A Country Called Home by Kim Barnes
Idaho writer Kim Barnes tells the story of Thomas Deracotte, a medical student who marries Helen over the objections of her stuffy parents. They move to a farm in Fife, Idaho where Deracotte plans to open his medical practice, but he gets so enamored with the land and building a house and barn that he puts it off. For a long, long time. Meanwhile, Helen misses her family and running water. She becomes pregnant and gives birth to Elise. Enter the hired hand, Manny, who, after a family tragedy, helps raise Elise and take care of Deracotte who has become dependent on drugs. Dark drama doesn’t begin to sum it up.

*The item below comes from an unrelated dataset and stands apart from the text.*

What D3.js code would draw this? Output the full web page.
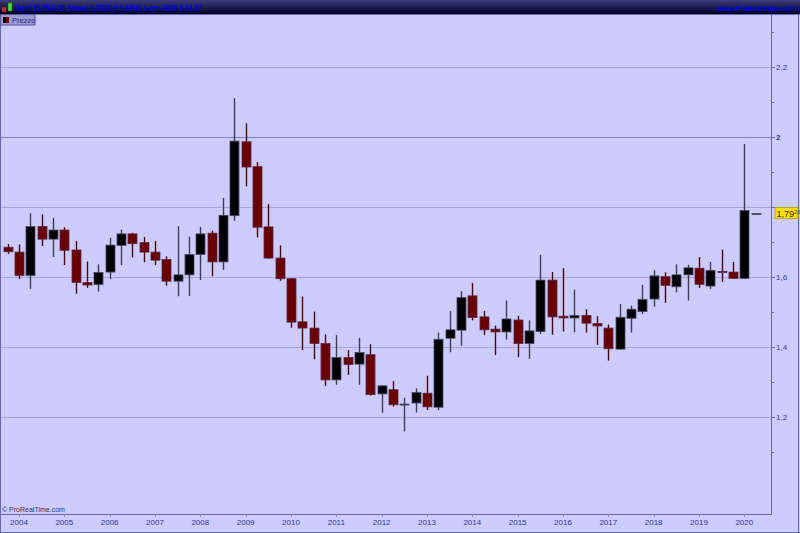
<!DOCTYPE html>
<html>
<head>
<meta charset="utf-8">
<script src="https://cdn.jsdelivr.net/npm/d3@7"></script>
<style>
  body { margin: 0; background: #ccccff; }
  svg { display: block; font-family: "Liberation Sans", Arial, sans-serif; }
</style>
</head>
<body>
<script>
const W = 800, H = 533;

// quarterly candles, 2003 Q4 .. 2020 Q2
const quarters = [
  "2003Q4",
  "2004Q1","2004Q2","2004Q3","2004Q4",
  "2005Q1","2005Q2","2005Q3","2005Q4",
  "2006Q1","2006Q2","2006Q3","2006Q4",
  "2007Q1","2007Q2","2007Q3","2007Q4",
  "2008Q1","2008Q2","2008Q3","2008Q4",
  "2009Q1","2009Q2","2009Q3","2009Q4",
  "2010Q1","2010Q2","2010Q3","2010Q4",
  "2011Q1","2011Q2","2011Q3","2011Q4",
  "2012Q1","2012Q2","2012Q3","2012Q4",
  "2013Q1","2013Q2","2013Q3","2013Q4",
  "2014Q1","2014Q2","2014Q3","2014Q4",
  "2015Q1","2015Q2","2015Q3","2015Q4",
  "2016Q1","2016Q2","2016Q3","2016Q4",
  "2017Q1","2017Q2","2017Q3","2017Q4",
  "2018Q1","2018Q2","2018Q3","2018Q4",
  "2019Q1","2019Q2","2019Q3","2019Q4",
  "2020Q1","2020Q2"
];
const open = [
  1.686,
  1.672,1.605,1.745,1.709, 1.735,1.678,1.585,1.579, 1.615,1.691,1.724,1.699,
  1.672,1.651,1.589,1.607, 1.665,1.726,1.644,1.776, 1.987,1.916,1.744,1.655,
  1.596,1.473,1.455,1.411, 1.307,1.371,1.352,1.379, 1.267,1.279,1.236,1.241,
  1.269,1.229,1.426,1.449, 1.547,1.487,1.452,1.444, 1.478,1.411,1.445,1.592,
  1.489,1.484,1.491,1.468, 1.455,1.395,1.483,1.502, 1.538,1.602,1.573,1.607,
  1.626,1.575,1.617,1.615, 1.597,1.7823
];
const high = [
  1.695,
  1.694,1.783,1.780,1.770, 1.743,1.704,1.645,1.637, 1.713,1.736,1.727,1.715,
  1.704,1.660,1.746,1.716, 1.744,1.733,1.827,2.112, 2.040,1.929,1.809,1.691,
  1.598,1.545,1.502,1.437, 1.435,1.392,1.427,1.409, 1.291,1.304,1.256,1.283,
  1.319,1.442,1.504,1.561, 1.584,1.504,1.462,1.534, 1.490,1.477,1.664,1.615,
  1.626,1.565,1.509,1.489, 1.465,1.524,1.519,1.578, 1.620,1.614,1.637,1.636,
  1.658,1.644,1.679,1.644, 1.981,1.7823
];
const low = [
  1.667,
  1.595,1.567,1.689,1.658, 1.635,1.553,1.570,1.559, 1.595,1.635,1.657,1.643,
  1.635,1.576,1.546,1.547, 1.592,1.603,1.621,1.761, 1.860,1.714,1.653,1.590,
  1.456,1.392,1.366,1.290, 1.293,1.321,1.293,1.262, 1.213,1.231,1.160,1.214,
  1.221,1.221,1.386,1.405, 1.477,1.435,1.378,1.422, 1.372,1.367,1.438,1.436,
  1.445,1.443,1.442,1.407, 1.362,1.393,1.442,1.495, 1.516,1.527,1.557,1.534,
  1.570,1.567,1.587,1.595, 1.597,1.7823
];
const close = [
  1.673,
  1.605,1.745,1.709,1.735, 1.677,1.585,1.578,1.614, 1.692,1.724,1.696,1.672,
  1.649,1.589,1.607,1.665, 1.724,1.644,1.777,1.989, 1.915,1.743,1.655,1.596,
  1.472,1.455,1.411,1.307, 1.371,1.351,1.385,1.265, 1.290,1.236,1.238,1.271,
  1.230,1.423,1.450,1.542, 1.485,1.450,1.444,1.481, 1.411,1.447,1.592,1.487,
  1.484,1.491,1.469,1.461, 1.396,1.486,1.509,1.537, 1.604,1.577,1.607,1.627,
  1.580,1.620,1.614,1.597, 1.791,1.7823
];

const yearLabels = d3.range(2004, 2021);
const priceTicks = [2.2, 2.0, 1.8, 1.6, 1.4, 1.2];
const minorTicks = [2.3, 2.1, 1.9, 1.7, 1.5, 1.3, 1.1];
const lastPrice = 1.7823;

const candles = quarters.map((q, i) => ({
  q: q,
  idx: (+q.slice(0, 4) - 2004) * 4 + (+q.slice(5) - 1),
  o: open[i], h: high[i], l: low[i], c: close[i]
}));

const plot = { left: 1, right: 772, top: 14, bottom: 514 };

const x = d3.scaleLinear().domain([0, 64]).range([19, 744.3]);
const y = d3.scaleLinear().domain([0.924, 2.352]).range([plot.bottom, plot.top]);

const svg = d3.select("body").append("svg")
    .attr("width", W)
    .attr("height", H);

const defs = svg.append("defs");
const grad = defs.append("linearGradient")
    .attr("id", "titlebar")
    .attr("x1", 0).attr("y1", 0).attr("x2", 0).attr("y2", 1);
grad.append("stop").attr("offset", "0%").attr("stop-color", "#3c3c7c");
grad.append("stop").attr("offset", "100%").attr("stop-color", "#000022");

// background
svg.append("rect")
    .attr("width", W).attr("height", H)
    .attr("fill", "#ccccff");

// grid lines
svg.append("g")
    .selectAll("line")
    .data(priceTicks)
    .enter().append("line")
    .attr("x1", 0).attr("x2", plot.right)
    .attr("y1", d => Math.round(y(d)) + 0.5)
    .attr("y2", d => Math.round(y(d)) + 0.5)
    .attr("stroke", d => d === 2.0 ? "#8080a8" : "#a6a6d6")
    .attr("stroke-width", 1);

// frame
svg.append("line")
    .attr("x1", 0.5).attr("x2", 0.5).attr("y1", 14).attr("y2", 532)
    .attr("stroke", "#6666aa");
svg.append("line")
    .attr("x1", plot.right - 0.5).attr("x2", plot.right - 0.5)
    .attr("y1", 14).attr("y2", plot.bottom)
    .attr("stroke", "#6666aa");
svg.append("line")
    .attr("x1", 798.5).attr("x2", 798.5).attr("y1", 14).attr("y2", 532)
    .attr("stroke", "#6666aa");
svg.append("line")
    .attr("x1", 0).attr("x2", plot.right).attr("y1", plot.bottom + 0.5).attr("y2", plot.bottom + 0.5)
    .attr("stroke", "#6666aa");
svg.append("line")
    .attr("x1", 0).attr("x2", W).attr("y1", 532.5).attr("y2", 532.5)
    .attr("stroke", "#6666aa");

// candles
const up = d => d.c >= d.o;
const bodyW = 9;
const cg = svg.append("g").attr("class", "candles");

cg.selectAll("line.wick")
    .data(candles.filter(d => d.h > d.l))
    .enter().append("line")
    .attr("class", "wick")
    .attr("x1", d => Math.round(x(d.idx)) + 0.5)
    .attr("x2", d => Math.round(x(d.idx)) + 0.5)
    .attr("y1", d => y(d.h))
    .attr("y2", d => y(d.l))
    .attr("stroke", d => up(d) ? "#3e3e4e" : "#4a0808")
    .attr("stroke-width", 1.4);

cg.selectAll("rect.body")
    .data(candles)
    .enter().append("rect")
    .attr("class", "body")
    .attr("x", d => Math.round(x(d.idx)) - 4)
    .attr("width", bodyW)
    .attr("y", d => Math.min(y(d.o), y(d.c)))
    .attr("height", d => Math.max(1, Math.abs(y(d.o) - y(d.c))))
    .attr("fill", d => up(d) ? "#000000" : "#680000")
    .attr("stroke", d => up(d) ? "#4a4a60" : "#5a2a48")
    .attr("stroke-width", 0.8);

// right price axis
const ya = svg.append("g");
ya.selectAll("line.minor")
    .data(minorTicks)
    .enter().append("line")
    .attr("x1", plot.right).attr("x2", plot.right + 2)
    .attr("y1", d => Math.round(y(d)) + 0.5)
    .attr("y2", d => Math.round(y(d)) + 0.5)
    .attr("stroke", "#6666aa");
ya.selectAll("line.major")
    .data(priceTicks)
    .enter().append("line")
    .attr("x1", plot.right).attr("x2", plot.right + 3)
    .attr("y1", d => Math.round(y(d)) + 0.5)
    .attr("y2", d => Math.round(y(d)) + 0.5)
    .attr("stroke", "#6666aa");
ya.selectAll("text")
    .data(priceTicks.filter(d => d !== 1.8))
    .enter().append("text")
    .attr("x", plot.right + 4)
    .attr("y", d => y(d) + 3)
    .attr("font-size", 8)
    .attr("font-weight", d => d === 2.0 ? "bold" : "normal")
    .attr("fill", "#3333aa")
    .text(d => d3.format(".1f")(d).replace(".", ",").replace(",0", ""));

// last price marker
const ly = y(lastPrice);
const pl = svg.append("g");
pl.append("rect")
    .attr("x", 775).attr("y", Math.round(ly) - 5.5)
    .attr("width", 23).attr("height", 11)
    .attr("fill", "#ffdd00")
    .attr("stroke", "#b0a000")
    .attr("stroke-width", 0.8);
const pt = pl.append("text")
    .attr("x", 776.5).attr("y", Math.round(ly) + 3.5)
    .attr("font-size", 9)
    .attr("fill", "#333333");
pt.append("tspan").text("1,79");
pt.append("tspan").attr("font-size", 5.5).attr("dy", -3).text("23");

// bottom year axis
const xa = svg.append("g");
xa.selectAll("line")
    .data(yearLabels)
    .enter().append("line")
    .attr("x1", d => Math.round(x((d - 2004) * 4)) + 0.5)
    .attr("x2", d => Math.round(x((d - 2004) * 4)) + 0.5)
    .attr("y1", plot.bottom).attr("y2", plot.bottom + 3)
    .attr("stroke", "#8888bb");
xa.selectAll("text")
    .data(yearLabels)
    .enter().append("text")
    .attr("x", d => x((d - 2004) * 4))
    .attr("y", 525)
    .attr("text-anchor", "middle")
    .attr("font-size", 8)
    .attr("fill", "#333399")
    .text(d => d);

svg.append("text")
    .attr("x", 2).attr("y", 512)
    .attr("font-size", 7)
    .attr("fill", "#333366")
    .text("© ProRealTime.com");

// title bar
svg.append("rect")
    .attr("width", W).attr("height", 14)
    .attr("fill", "url(#titlebar)");
svg.append("line")
    .attr("x1", 0).attr("x2", W).attr("y1", 14.5).attr("y2", 14.5)
    .attr("stroke", "#6666aa");
// small icon
svg.append("rect").attr("x", 2).attr("y", 7).attr("width", 4).attr("height", 5)
    .attr("fill", "#dd4444").attr("stroke", "#661111").attr("stroke-width", 0.5);
svg.append("line").attr("x1", 4).attr("x2", 4).attr("y1", 5).attr("y2", 13).attr("stroke", "#661111");
svg.append("rect").attr("x", 8).attr("y", 3).attr("width", 4).attr("height", 8)
    .attr("fill", "#44dd44").attr("stroke", "#116611").attr("stroke-width", 0.5);
svg.append("line").attr("x1", 10).attr("x2", 10).attr("y1", 1).attr("y2", 3).attr("stroke", "#116611");

svg.append("text")
    .attr("x", 16).attr("y", 10.5)
    .attr("font-size", 9)
    .attr("font-weight", "bold")
    .attr("fill", "#0000ee")
    .attr("textLength", 186)
    .attr("lengthAdjust", "spacingAndGlyphs")
    .text("Spot EUR/AUD 3 mesi 1,7823 (+0,18%) 1-apr-2020 0.01.07");
svg.append("text")
    .attr("x", 797).attr("y", 11)
    .attr("text-anchor", "end")
    .attr("font-size", 7.3)
    .attr("font-weight", "bold")
    .attr("fill", "#0000ee")
    .text("www.ProRealTime.com");

// legend box
svg.append("rect")
    .attr("x", 0.5).attr("y", 14.5).attr("width", 34.5).attr("height", 10.5)
    .attr("fill", "#9c9ccc").attr("stroke", "#5555a0");
svg.append("rect").attr("x", 3).attr("y", 17).attr("width", 3).attr("height", 6).attr("fill", "#000000");
svg.append("rect").attr("x", 6).attr("y", 17).attr("width", 3).attr("height", 6).attr("fill", "#770000");
svg.append("text")
    .attr("x", 12).attr("y", 23)
    .attr("font-size", 7.5)
    .attr("fill", "#2a2a99")
    .text("Prezzo");
</script>
</body>
</html>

It’s A Dog’s World –The Savvy Guide to Four-legged Living by Wendy Diamond
Thank you Random House for the advance reader copy of Diamond’s latest book. Wendy Diamond is without a doubt the best friend a dog can have – she’s worked tirelessly for animal welfare and written a great guide to all things “dog.” A worthwhile read and an excellent gift for a new doggie parent.

Prairie Reunion by Barbara J. Scot
I was all snuggled up, ready to read a book that was on the ‘recommended memoir reading’ list I had recently dug up from a creative writing workshop I took at Boise State University. Although the workshop was years ago, I figured the book list was still a river of gold waiting to be dredged. Wrong. Scot has a good story, but just doesn’t have the skill to tell it. Choppy sentences, nonsense poetry and can we nail a point once in awhile-- is that too much to ask?

Remarkable Creatures by Tracy Chevalier
Elizabeth Philpot is forced to move from expensive London to the less than fashionable coastal town of Lyme Regis after her brother marries, and the couple wants the family home all to themselves. Along with her two sisters they settle into their cozy cottage. Elizabeth befriends a young local girl, Mary Anning who shares her interest in fossils. In fact Mary is somewhat of an expert and finds several new species along the coast line. Like the sea, their friendship ebbs and flows over the years, but eventually both find their place in the town, and history. A very interesting look at Victorian England and early fossil hunters, plus a decent read. Chevalier also wrote the Girl with a Pearl Earring, which in my opinion is a much better book.

The Other Boleyn Girl by Philippa Gregory
Sisterly rivalry, love, sex, power, and historical fiction --all the makings of a great, easy read. Gregory tells the story of Anne Boleyn, her sister Mary and their brother George who are all brought to the king's court at a young age – mainly as pawns in their uncle's plans to advance the family fortune. Mary, the narrator and “the other Boleyn girl,” wins King Henry VIII's favor when she is barely 14. Their affair lasts several years, and she gives Henry a daughter and a son. But her sister, Anne, soon displaces Mary as his lover and begins her scheme to rid him of his wife, Katherine of Aragon. Of course we all know what happens to Anne.